Simants, who killed six Nebraskans in 1975, then was declared insane, will stay in custody

Simants, who killed six Nebraskans in 1975, then was declared insane, will stay in custody
Erwin Charles Simants

With a new judge, and for the first year without the only surviving member of the family he killed, it was decided Wednesday that Erwin Charles Simants will remain at the Lincoln Regional Center. Simants killed six members of the Kellie family in Sutherland on Oct. 18, 1975.

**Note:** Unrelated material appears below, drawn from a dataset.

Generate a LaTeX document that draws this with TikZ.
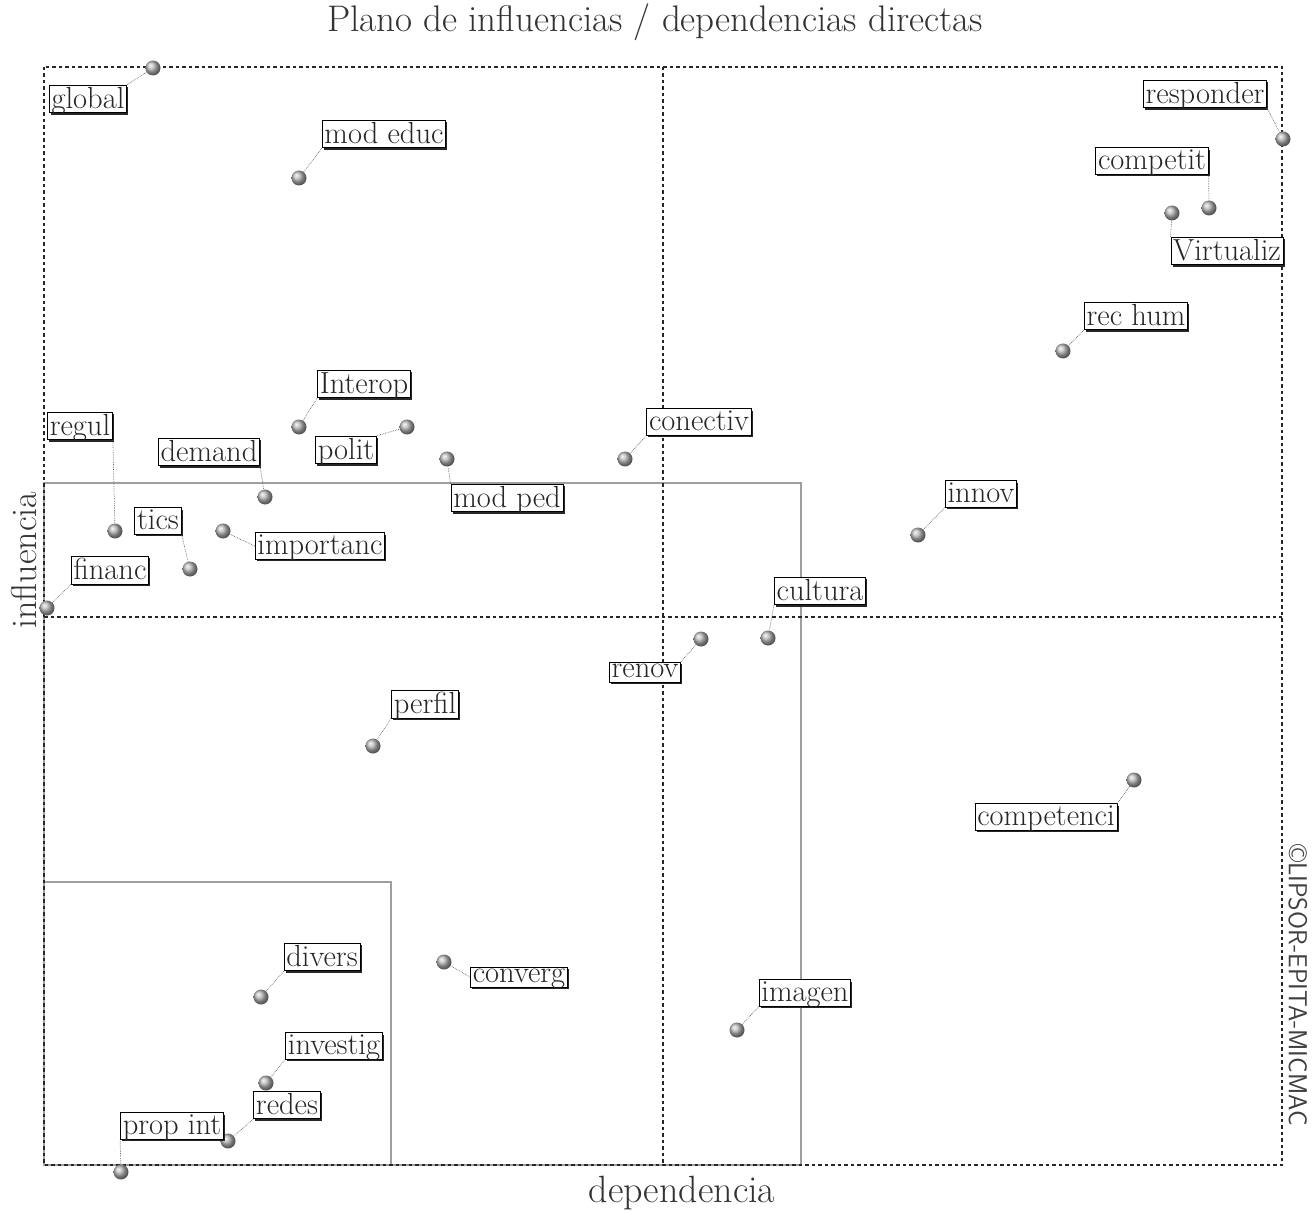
\documentclass[tikz,border=0pt]{standalone}
\usetikzlibrary{shadows,shapes.geometric}
\begin{document}
\begin{tikzpicture}[x=1pt,y=-1pt,
  lab/.style={draw=black, line width=0.8pt, fill=white, inner sep=2.3pt, text depth=0.2em, text=black!85,
    font=\fontsize{30.5}{32}\selectfont,
    drop shadow={shadow xshift=1.6pt, shadow yshift=-1.8pt, fill=black!85, opacity=1}},
  dot/.style={circle, minimum size=15pt, inner sep=0pt, shading=ball, ball color=gray!55},
  conn/.style={gray!80!black, line width=0.7pt, densely dotted},
  grid/.style={black!85, line width=1.4pt, dash pattern=on 3.5pt off 3pt},
  zone/.style={gray!75, line width=1.6pt},
  axis/.style={text=black!80}
]
\useasboundingbox (0,0) rectangle (1314,1214);
% zones
\draw[zone] (44,483) rectangle (801,1165);
\draw[zone] (44,882) rectangle (391,1165);
% dashed frame and midlines
\draw[grid] (44,67) rectangle (1282,1165);
\draw[grid] (663,67) -- (663,1165);
\draw[grid] (44,617) -- (1282,617);
% texts
\node[axis, font=\fontsize{37}{40}\selectfont] (title) at (655,22) {Plano de influencias / dependencias directas};
\node[axis, rotate=90, font=\fontsize{36}{40}\selectfont] (yl) at (24,560) {influencia};
\node[axis, font=\fontsize{38}{40}\selectfont] (xl) at (682,1193) {dependencia};
\node[rotate=-90, font=\sffamily\fontsize{26}{28}\selectfont, text=black!75] (copy) at (1298,985) {\textcopyright LIPSOR-EPITA-MICMAC};
% dots
\node[dot] (dglobal) at (153,68) {};
\node[dot] (dmodeduc) at (299,178) {};
\node[dot] (dresponder) at (1283,139) {};
\node[dot] (dcompetit) at (1209,208) {};
\node[dot] (dvirtualiz) at (1172,213) {};
\node[dot] (drechum) at (1063,351) {};
\node[dot] (dinterop) at (299,427) {};
\node[dot] (dpolit) at (407,427) {};
\node[dot] (dmodped) at (447,459) {};
\node[dot] (dconectiv) at (625,459) {};
\node[dot] (dregul) at (115,531) {};
\node[dot] (ddemand) at (265,497) {};
\node[dot] (dtics) at (190,569) {};
\node[dot] (dfinanc) at (47,608) {};
\node[dot] (dimportanc) at (223,531) {};
\node[dot] (dinnov) at (918,535) {};
\node[dot] (dcultura) at (768,638) {};
\node[dot] (drenov) at (701,639) {};
\node[dot] (dperfil) at (373,746) {};
\node[dot] (dcompetenci) at (1134,780) {};
\node[dot] (ddivers) at (261,997) {};
\node[dot] (dconverg) at (444,962) {};
\node[dot] (dimagen) at (737,1030) {};
\node[dot] (dinvestig) at (266,1083) {};
\node[dot] (dredes) at (228,1141) {};
\node[dot] (dpropint) at (121,1172) {};
% labels
\node[lab] (lglobal) at (88,99) {global};
\node[lab] (lmodeduc) at (384,134) {mod educ};
\node[lab] (lresponder) at (1205,94) {responder};
\node[lab] (lcompetit) at (1152,161) {competit};
\node[lab] (lvirtualiz) at (1227,251) {Virtualiz};
\node[lab] (lrechum) at (1136,316) {rec hum};
\node[lab] (linterop) at (364,384) {Interop};
\node[lab] (lpolit) at (346,450) {polit};
\node[lab] (lmodped) at (507,498) {mod ped};
\node[lab] (lconectiv) at (699,422) {conectiv};
\node[lab] (lregul) at (80,426) {regul};
\node[lab] (ldemand) at (209,452) {demand};
\node[lab] (ltics) at (158,521) {tics};
\node[lab] (lfinanc) at (110,570) {financ};
\node[lab] (limportanc) at (320,546) {importanc};
\node[lab] (linnov) at (981,494) {innov};
\node[lab] (lcultura) at (820,591) {cultura};
\node[lab] (lrenov) at (645,672) {renov};
\node[lab] (lperfil) at (425,704) {perfil};
\node[lab] (lcompetenci) at (1046,817) {competenci};
\node[lab] (ldivers) at (322,957) {divers};
\node[lab] (lconverg) at (519,977) {converg};
\node[lab] (limagen) at (805,993) {imagen};
\node[lab] (linvestig) at (334,1046) {investig};
\node[lab] (lredes) at (287,1105) {redes};
\node[lab] (lpropint) at (172,1126) {prop int};
% connectors
\draw[conn] (lglobal.north east) -- (dglobal);
\draw[conn] (lmodeduc.south west) -- (dmodeduc);
\draw[conn] (lresponder.south east) -- (dresponder);
\draw[conn] (lcompetit.south east) -- (dcompetit);
\draw[conn] (lvirtualiz.north west) -- (dvirtualiz);
\draw[conn] (lrechum.south west) -- (drechum);
\draw[conn] (linterop.south west) -- (dinterop);
\draw[conn] (lpolit.north east) -- (dpolit);
\draw[conn] (lmodped.north west) -- (dmodped);
\draw[conn] (lconectiv.south west) -- (dconectiv);
\draw[conn] (lregul.south east) -- (dregul);
\draw[conn] (ldemand.south east) -- (ddemand);
\draw[conn] (ltics.south east) -- (dtics);
\draw[conn] (lfinanc.south west) -- (dfinanc);
\draw[conn] (limportanc.west) -- (dimportanc);
\draw[conn] (linnov.south west) -- (dinnov);
\draw[conn] (lcultura.south west) -- (dcultura);
\draw[conn] (lrenov.north east) -- (drenov);
\draw[conn] (lperfil.south west) -- (dperfil);
\draw[conn] (lcompetenci.north east) -- (dcompetenci);
\draw[conn] (ldivers.south west) -- (ddivers);
\draw[conn] (lconverg.west) -- (dconverg);
\draw[conn] (limagen.south west) -- (dimagen);
\draw[conn] (linvestig.south west) -- (dinvestig);
\draw[conn] (lredes.south west) -- (dredes);
\draw[conn] (lpropint.south west) -- (dpropint);
\end{tikzpicture}
\end{document}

Simants, now 72, did not appear at his annual competency evaluation in Lincoln County District Court, where he was tried once for the murders and found guilty, only to appeal, be retried in Lancaster County and found not guilty by reason of insanity. His yearly hearings are required by state statute, and he’s waived his appearance for years.

On Wednesday, County Attorney Rebecca Harling gave an update.

“Pretty much, we’re at status quo,” she said.

Simants remains in a residential transition unit at the facility Lincoln. He never leaves unless accompanied by a relative or staff members, Harling said.

When Simants does leave, law enforcement is always notified.

“He continues to exhibit exemplary behavior,” said Simants’ defense lawyer, Robert Lindemeier.

District Judge Michael Piccolo said he spent “considerable time” on Tuesday reading Simants’ case. Piccolo replaced Judge Donald Rowlands last week. Rowlands presided over the annual hearings before his retirement in late July.

“The defendant is still mentally ill and dangerous,” Piccolo said.

He ordered that Simants stay in the Lincoln Regional Center unless he leaves for medical reasons, outings with staff at the facility or visits with one niece.

The last surviving Kellie family member, Audrey Brown, had attended almost every one of the annual hearings. When Simants was 29, he killed her parents, Henry and Audrey Marie Kellie; their son David, 32; and the Kellies’ three grandchildren Florence, 10, Deanna, 7, and Daniel, 5, in the Kellies’ home.

Simants was the neighbor’s relative, had done work for the Kellie family and was paying off a debt to Henry Kellie for bail money, Brown’s daughters said.

Audrey Brown died April 30. Less than two months later, Rowlands — who had said that as long as he was on the bench, Simants would remain in Lincoln — announced his retirement.

But in Audrey’s place on Wednesday came her husband, Melvin Brown, daughters Sylvia Hansen and Karla Downey, and relatives from Colorado.

“When people are afraid of the boogeyman, the boogeyman doesn’t really have a face,” Downey said. “Our boogeyman has a face. And a name.”